Required work: Transcribe the records exactly. Pictures do not belong in the transcription.

Dataset rows:
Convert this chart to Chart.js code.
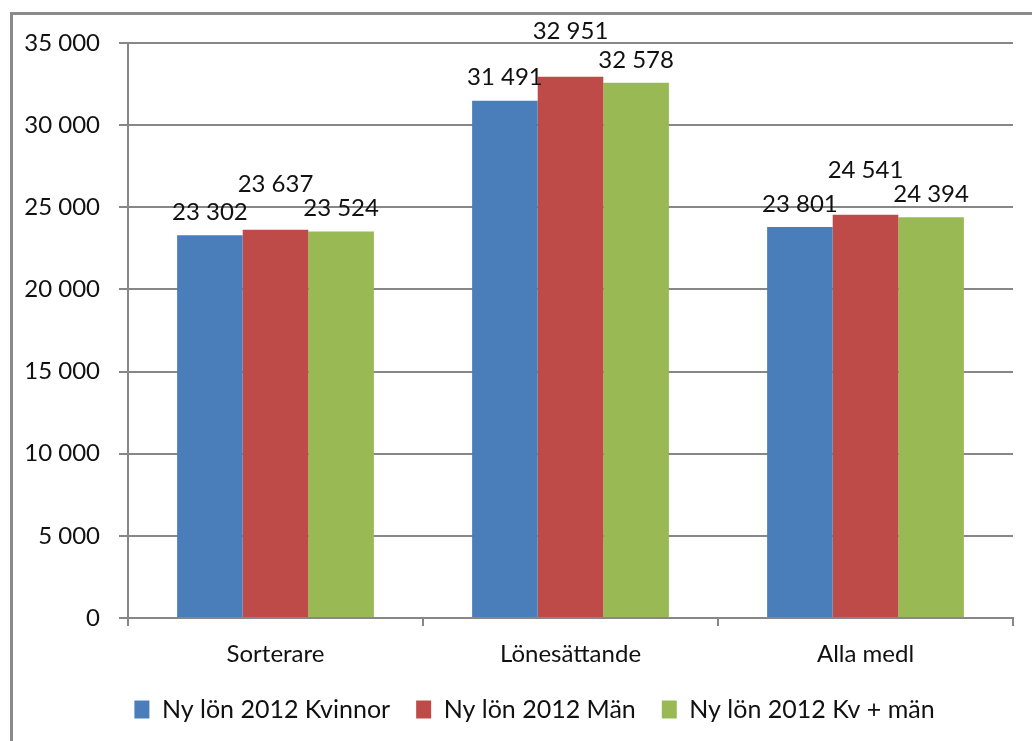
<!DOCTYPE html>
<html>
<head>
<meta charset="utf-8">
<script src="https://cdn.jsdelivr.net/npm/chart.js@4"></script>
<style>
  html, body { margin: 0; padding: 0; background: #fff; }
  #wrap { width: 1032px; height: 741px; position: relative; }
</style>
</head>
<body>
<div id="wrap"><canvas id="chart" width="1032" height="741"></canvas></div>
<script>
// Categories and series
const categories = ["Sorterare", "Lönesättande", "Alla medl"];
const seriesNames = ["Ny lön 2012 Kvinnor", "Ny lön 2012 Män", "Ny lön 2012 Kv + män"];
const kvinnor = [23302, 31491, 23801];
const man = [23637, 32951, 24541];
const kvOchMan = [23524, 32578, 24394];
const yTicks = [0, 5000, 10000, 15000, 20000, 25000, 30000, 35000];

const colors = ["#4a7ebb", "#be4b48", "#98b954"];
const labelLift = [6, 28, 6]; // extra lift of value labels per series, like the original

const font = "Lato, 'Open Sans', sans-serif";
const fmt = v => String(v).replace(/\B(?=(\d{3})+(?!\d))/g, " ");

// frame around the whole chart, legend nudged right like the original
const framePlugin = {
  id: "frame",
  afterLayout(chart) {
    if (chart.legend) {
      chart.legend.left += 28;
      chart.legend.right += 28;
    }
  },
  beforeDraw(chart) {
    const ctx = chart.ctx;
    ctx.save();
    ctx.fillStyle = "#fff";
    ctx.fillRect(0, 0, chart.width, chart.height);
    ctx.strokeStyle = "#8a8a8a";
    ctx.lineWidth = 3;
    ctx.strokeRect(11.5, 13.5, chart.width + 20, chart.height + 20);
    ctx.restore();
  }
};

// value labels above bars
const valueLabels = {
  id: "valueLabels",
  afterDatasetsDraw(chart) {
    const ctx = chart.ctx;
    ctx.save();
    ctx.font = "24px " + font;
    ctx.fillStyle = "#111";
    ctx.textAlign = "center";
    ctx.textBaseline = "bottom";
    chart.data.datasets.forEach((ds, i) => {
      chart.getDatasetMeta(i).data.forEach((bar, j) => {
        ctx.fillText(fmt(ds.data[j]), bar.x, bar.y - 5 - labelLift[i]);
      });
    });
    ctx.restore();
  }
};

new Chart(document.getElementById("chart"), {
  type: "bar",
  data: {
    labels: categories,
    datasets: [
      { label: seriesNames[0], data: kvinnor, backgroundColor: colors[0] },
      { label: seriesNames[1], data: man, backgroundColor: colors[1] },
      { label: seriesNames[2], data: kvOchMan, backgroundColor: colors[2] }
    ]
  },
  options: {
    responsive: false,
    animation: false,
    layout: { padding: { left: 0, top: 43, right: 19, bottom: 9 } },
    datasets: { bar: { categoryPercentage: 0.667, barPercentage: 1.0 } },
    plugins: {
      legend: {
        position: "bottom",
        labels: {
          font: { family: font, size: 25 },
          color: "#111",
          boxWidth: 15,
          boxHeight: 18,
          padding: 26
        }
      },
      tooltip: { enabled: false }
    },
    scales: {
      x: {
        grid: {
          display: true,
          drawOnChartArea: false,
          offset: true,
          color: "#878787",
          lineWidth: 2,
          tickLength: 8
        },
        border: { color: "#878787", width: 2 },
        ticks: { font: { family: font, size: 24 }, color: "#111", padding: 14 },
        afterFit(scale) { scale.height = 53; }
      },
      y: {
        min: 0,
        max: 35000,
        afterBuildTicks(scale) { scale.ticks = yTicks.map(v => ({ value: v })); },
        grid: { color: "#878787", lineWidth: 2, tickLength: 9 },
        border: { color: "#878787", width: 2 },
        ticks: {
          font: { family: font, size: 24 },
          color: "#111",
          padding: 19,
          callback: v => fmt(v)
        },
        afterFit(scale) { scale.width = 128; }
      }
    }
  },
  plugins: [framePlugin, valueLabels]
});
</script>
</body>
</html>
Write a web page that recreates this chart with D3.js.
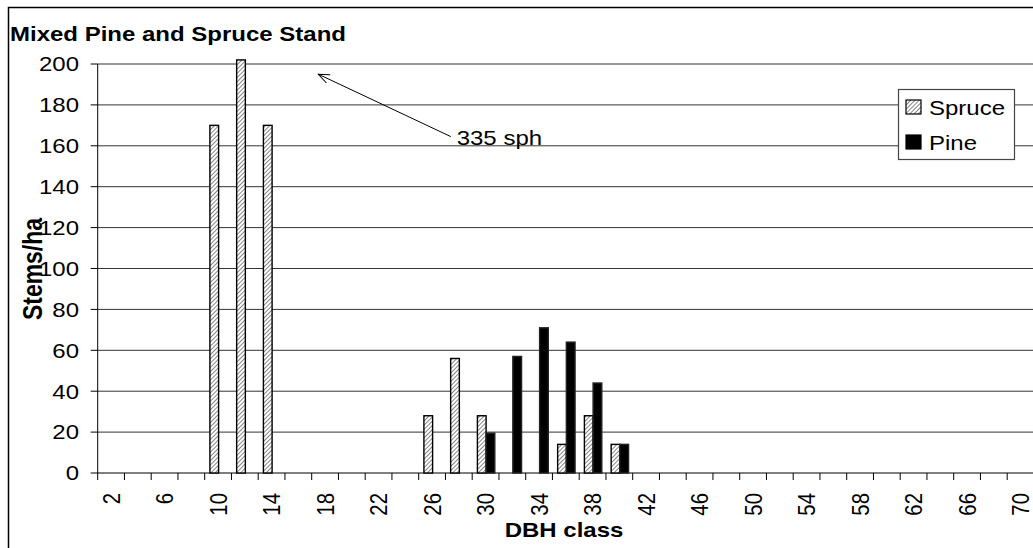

Finished task:
Convert this chart to Chart.js code.
<!DOCTYPE html>
<html>
<head>
<meta charset="utf-8">
<script src="https://cdn.jsdelivr.net/npm/chart.js@4"></script>
<style>
  html, body { margin: 0; padding: 0; background: #fff; }
  #wrap { width: 1032px; height: 741px; position: relative; }
</style>
</head>
<body>
<div id="wrap"><canvas id="chart" width="1032" height="741"></canvas></div>
<script>
// Categories and series
const categories = ["Sorterare", "Lönesättande", "Alla medl"];
const seriesNames = ["Ny lön 2012 Kvinnor", "Ny lön 2012 Män", "Ny lön 2012 Kv + män"];
const kvinnor = [23302, 31491, 23801];
const man = [23637, 32951, 24541];
const kvOchMan = [23524, 32578, 24394];
const yTicks = [0, 5000, 10000, 15000, 20000, 25000, 30000, 35000];

const colors = ["#4a7ebb", "#be4b48", "#98b954"];
const labelLift = [6, 28, 6]; // extra lift of value labels per series, like the original

const font = "Lato, 'Open Sans', sans-serif";
const fmt = v => String(v).replace(/\B(?=(\d{3})+(?!\d))/g, " ");

// frame around the whole chart, legend nudged right like the original
const framePlugin = {
  id: "frame",
  afterLayout(chart) {
    if (chart.legend) {
      chart.legend.left += 28;
      chart.legend.right += 28;
    }
  },
  beforeDraw(chart) {
    const ctx = chart.ctx;
    ctx.save();
    ctx.fillStyle = "#fff";
    ctx.fillRect(0, 0, chart.width, chart.height);
    ctx.strokeStyle = "#8a8a8a";
    ctx.lineWidth = 3;
    ctx.strokeRect(11.5, 13.5, chart.width + 20, chart.height + 20);
    ctx.restore();
  }
};

// value labels above bars
const valueLabels = {
  id: "valueLabels",
  afterDatasetsDraw(chart) {
    const ctx = chart.ctx;
    ctx.save();
    ctx.font = "24px " + font;
    ctx.fillStyle = "#111";
    ctx.textAlign = "center";
    ctx.textBaseline = "bottom";
    chart.data.datasets.forEach((ds, i) => {
      chart.getDatasetMeta(i).data.forEach((bar, j) => {
        ctx.fillText(fmt(ds.data[j]), bar.x, bar.y - 5 - labelLift[i]);
      });
    });
    ctx.restore();
  }
};

new Chart(document.getElementById("chart"), {
  type: "bar",
  data: {
    labels: categories,
    datasets: [
      { label: seriesNames[0], data: kvinnor, backgroundColor: colors[0] },
      { label: seriesNames[1], data: man, backgroundColor: colors[1] },
      { label: seriesNames[2], data: kvOchMan, backgroundColor: colors[2] }
    ]
  },
  options: {
    responsive: false,
    animation: false,
    layout: { padding: { left: 0, top: 43, right: 19, bottom: 9 } },
    datasets: { bar: { categoryPercentage: 0.667, barPercentage: 1.0 } },
    plugins: {
      legend: {
        position: "bottom",
        labels: {
          font: { family: font, size: 25 },
          color: "#111",
          boxWidth: 15,
          boxHeight: 18,
          padding: 26
        }
      },
      tooltip: { enabled: false }
    },
    scales: {
      x: {
        grid: {
          display: true,
          drawOnChartArea: false,
          offset: true,
          color: "#878787",
          lineWidth: 2,
          tickLength: 8
        },
        border: { color: "#878787", width: 2 },
        ticks: { font: { family: font, size: 24 }, color: "#111", padding: 14 },
        afterFit(scale) { scale.height = 53; }
      },
      y: {
        min: 0,
        max: 35000,
        afterBuildTicks(scale) { scale.ticks = yTicks.map(v => ({ value: v })); },
        grid: { color: "#878787", lineWidth: 2, tickLength: 9 },
        border: { color: "#878787", width: 2 },
        ticks: {
          font: { family: font, size: 24 },
          color: "#111",
          padding: 19,
          callback: v => fmt(v)
        },
        afterFit(scale) { scale.width = 128; }
      }
    }
  },
  plugins: [framePlugin, valueLabels]
});
</script>
</body>
</html>
Write a web page that recreates this chart with D3.js.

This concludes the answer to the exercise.